1990-91 Topps card, left; 1990-1991 O-Pee-Chee...Image via Wikipedia

It's sometimes very strange being Canadian. When in the USA, kids of a certain inclination would get all obsessive about collecting playing cards featuring sports players on them, trading with friends, buying albums to keep them in, buying pack after pack to find elusive cards required to complete sets, eschewing the opposite sex entirely, they would do so in support of a company called "Topps". In Canada, however, while all of the above could well be true, it would be in support of a company with an altogether stranger name: "O-Pee-Chee".

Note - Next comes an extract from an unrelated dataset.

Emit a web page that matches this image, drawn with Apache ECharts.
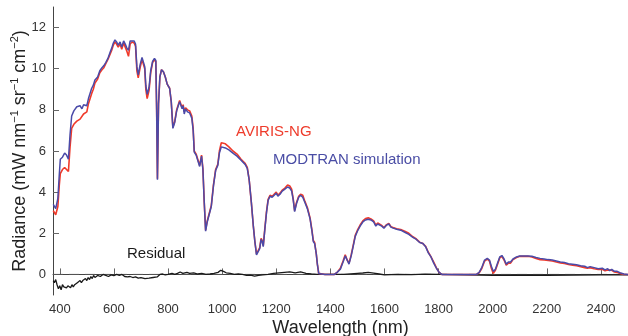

Like summer camps and Boy Scout events from the 1960s,the O-Pee-Chee name feels like a vague English-friendly approximation of a native American word, and according to O-Pee-Chee themselves, it is: they claim it means "the Robin", and is an 'aboriginal word' (since there is, you know, only one Frist Nations language). Why a trading card company would name itself after a bird, I don't know. But they do also point out the more obvious fact: that it's a rough homophone for "Oh! Peachy!", which is what I presume they hoped prepubescent boys would squeal upon receiving a pack of these cards.

It now being a good forty years since anyone ever uttered the interjection 'peachy' with anything other than satirical intent, it's a name that evokes little more than (1) what a silly name, and (2) part of it is a word for urine. Yay!

Not that 'Topps' is that great a name, mind you. But at the same time, well, it's no 'O-Pee-Chee'.